▶ [Written instruction]: Print exactly the lines from the first one down to the line containing "const LINE = '#8f8f8f';", both ends included, with no pictures and nothing else.

▶ [Material provided]:
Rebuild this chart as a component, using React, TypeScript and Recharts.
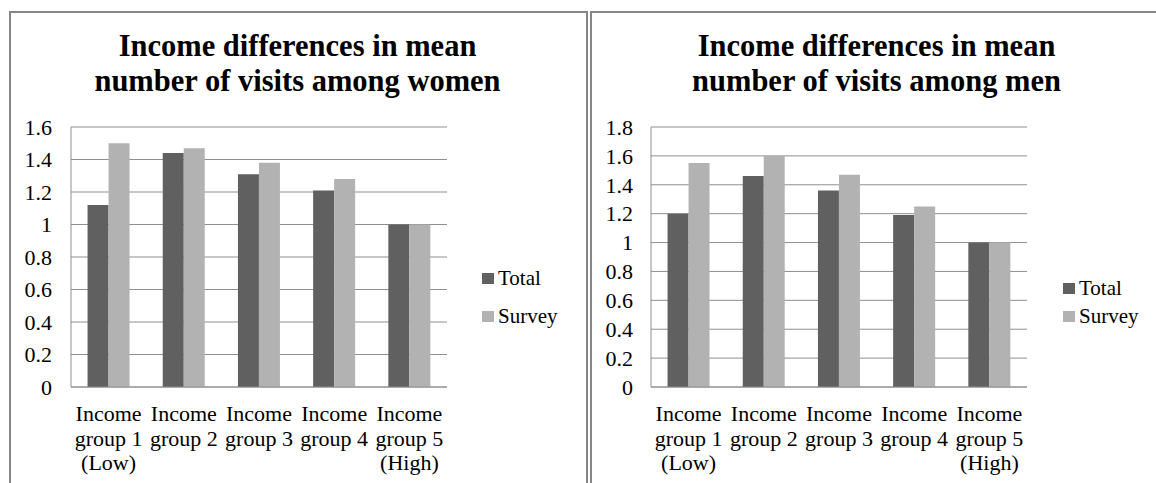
import { BarChart, Bar, XAxis, YAxis, CartesianGrid, Legend } from 'recharts';

const FONT = '"Liberation Serif", "Times New Roman", serif';
const LINE = '#8f8f8f';

const categories = [
  'Income group 1 (Low)',
  'Income group 2',
  'Income group 3',
  'Income group 4',
  'Income group 5 (High)',
];

const womenTitle = ['Income differences in mean', 'number of visits among women'];
const womenTotal = [1.12, 1.44, 1.31, 1.21, 1.0];
const womenSurvey = [1.5, 1.47, 1.38, 1.28, 1.0];
const womenTicks = [0, 0.2, 0.4, 0.6, 0.8, 1, 1.2, 1.4, 1.6];

const menTitle = ['Income differences in mean', 'number of visits among men'];
const menTotal = [1.2, 1.46, 1.36, 1.19, 1.0];
const menSurvey = [1.55, 1.6, 1.47, 1.25, 1.0];
const menTicks = [0, 0.2, 0.4, 0.6, 0.8, 1, 1.2, 1.4, 1.6, 1.8];

const seriesNames = ['Total', 'Survey'];
const seriesColors = ['#606060', '#b2b2b2'];

// category names break after "Income" and after the group number
const GroupTick = ({ x, y, payload }: any) => {
  const words = String(payload.value).split(' ');
  const lines = [words[0], words.slice(1, 3).join(' '), words.slice(3).join(' ')].filter(Boolean);
  return (
    <text x={x} y={y} textAnchor="middle" fontFamily={FONT} fontSize={22} fill="#000">
      {lines.map((l, i) => (
        <tspan key={i} x={x} dy={i === 0 ? 34 : 24.5}>
          {l}
        </tspan>
      ))}
    </text>
  );
};

// keep series order (Total above Survey) instead of the default alphabetical sort
const legendContent = (rowGap: number) => (props: any) => {
  const items = [...(props.payload || [])].sort(
    (a: any, b: any) => seriesNames.indexOf(a.value) - seriesNames.indexOf(b.value),
  );
  return (
    <div style={{ fontFamily: FONT, fontSize: 21, color: '#000' }}>
      {items.map((entry: any) => (
        <div
          key={entry.value}
          style={{ display: 'flex', alignItems: 'flex-start', height: 24, lineHeight: '24px', marginBottom: rowGap }}
        >
          <span style={{ width: 12, height: 11, marginTop: 7, marginRight: 4, background: entry.color }} />
          <span>{entry.value}</span>
        </div>
      ))}
    </div>
  );
};

interface PanelProps {
  left: number;
  title: string[];
  total: number[];
  survey: number[];
  ticks: number[];
  axisWidth: number;
  titleWidth: number;
  legendTop: number;
  legendGap: number;
}

function Panel({ left, title, total, survey, ticks, axisWidth, titleWidth, legendTop, legendGap }: PanelProps) {
  const data = categories.map((name, i) => ({ name, total: total[i], survey: survey[i] }));
  return (
    <div style={{ position: 'absolute', left, top: 12, width: 577, height: 471 }}>
      <div
        style={{
          position: 'absolute',
          top: 17,
          left: 0,
          width: titleWidth,
          textAlign: 'center',
          fontFamily: FONT,
          fontWeight: 'bold',
          fontSize: 30.5,
          lineHeight: '35px',
          whiteSpace: 'nowrap',
        }}
      >
        {title.map((t) => (
          <div key={t}>{t}</div>
        ))}
      </div>
      <BarChart
        width={577}
        height={471}
        data={data}
        margin={{ top: 115, right: 201 - axisWidth, bottom: 6, left: 0 }}
        barCategoryGap="22%"
        barGap={0}
      >
        <CartesianGrid vertical={false} stroke={LINE} />
        <XAxis
          dataKey="name"
          height={90}
          interval={0}
          tickLine={false}
          tickSize={0}
          tickMargin={0}
          axisLine={{ stroke: LINE }}
          tick={<GroupTick />}
        />
        <YAxis
          width={axisWidth}
          domain={[0, ticks[ticks.length - 1]]}
          ticks={ticks}
          interval={0}
          tickFormatter={(v) => String(v)}
          tickLine={false}
          tickSize={0}
          tickMargin={axisWidth - 42}
          axisLine={{ stroke: LINE }}
          tick={{ fill: '#000', fontSize: 22, fontFamily: FONT }}
        />
        <Legend
          layout="vertical"
          align="center"
          verticalAlign="middle"
          wrapperStyle={{ left: 472, top: legendTop, width: 100 }}
          content={legendContent(legendGap)}
        />
        <Bar dataKey="total" name={seriesNames[0]} fill={seriesColors[0]} isAnimationActive={false} />
        <Bar dataKey="survey" name={seriesNames[1]} fill={seriesColors[1]} isAnimationActive={false} />
      </BarChart>
    </div>
  );
}

export default function App() {
  return (
    <div
      style={{
        position: 'absolute',
        left: 0,
        top: 0,
        width: 1156,
        height: 483,
        overflow: 'hidden',
        background: '#fff',
      }}
    >
      <div style={{ position: 'absolute', left: 9, top: 11, width: 575, height: 500, border: '2px solid #868686' }} />
      <div style={{ position: 'absolute', left: 590, top: 11, width: 600, height: 500, border: '2px solid #868686' }} />
      <Panel
        left={10}
        title={womenTitle}
        total={womenTotal}
        survey={womenSurvey}
        ticks={womenTicks}
        axisWidth={61}
        titleWidth={575}
        legendTop={254}
        legendGap={14}
      />
      <Panel
        left={591}
        title={menTitle}
        total={menTotal}
        survey={menSurvey}
        ticks={menTicks}
        axisWidth={60}
        titleWidth={571}
        legendTop={264}
        legendGap={4}
      />
    </div>
  );
}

▶ [Written solution]:
Rebuild this chart as a component, using React, TypeScript and Recharts.
import { BarChart, Bar, XAxis, YAxis, CartesianGrid, Legend } from 'recharts';

const FONT = '"Liberation Serif", "Times New Roman", serif';
const LINE = '#8f8f8f';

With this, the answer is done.